The Perceiver IO model, now available in HuggingFace Transformers, is a groundbreaking neural network architecture that processes diverse data types—text, images, audio, video, and point clouds—using a single Transformer-based design. Unlike traditional Transformers that scale quadratically with input size, Perceiver IO employs a latent space to reduce computational and memory demands, making it efficient for high-dimensional data.
How Perceiver IO Works
The original Transformer architecture, introduced in 2017, revolutionized AI but struggled with high-dimensional inputs due to its self-attention mechanism's quadratic complexity. Models like BERT for text, Wav2Vec2 for audio, and the Vision Transformer (ViT) for images required manual tokenization—splitting data into patches or frames. Perceiver IO eliminates this by applying cross-attention from a small set of latent variables to the inputs, then refining these latents with self-attention. This decouples compute from input size: the encoder scales linearly with input, while latent attention remains constant.
Processing Any Modality
In HuggingFace's implementation, the PerceiverModel class uses optional preprocessors, decoders, and postprocessors to handle specific tasks. For text classification, the model processes tokenized text via cross-attention with latents, then decodes the latent states into logits.
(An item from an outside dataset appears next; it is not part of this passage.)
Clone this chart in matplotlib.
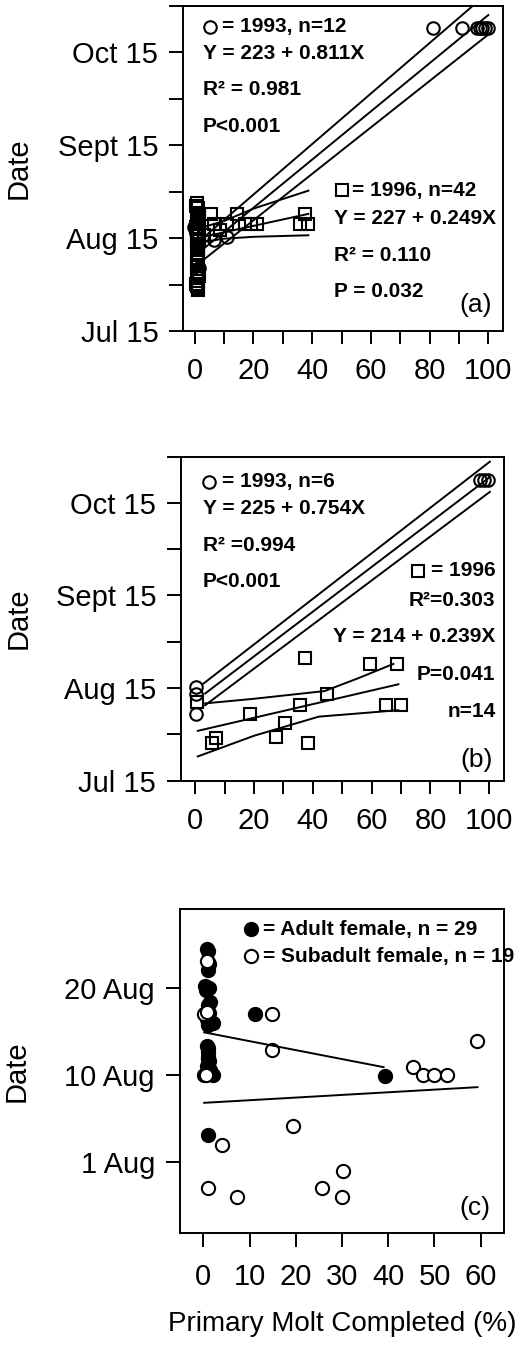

For images, a trainable preprocessor like a convolutional stem transforms raw pixels into a sequence, which then interacts with latents. Similarly, optical flow and multimodal autoencoding are supported by custom decoders and postprocessors.
Examples and Availability
Interactive demos are available on HuggingFace Spaces, including optical flow prediction and image classification. Notebooks provide hands-on tutorials. The key advantage: Perceiver IO can handle multiple modalities without architectural changes, making it a versatile tool for AI research and applications.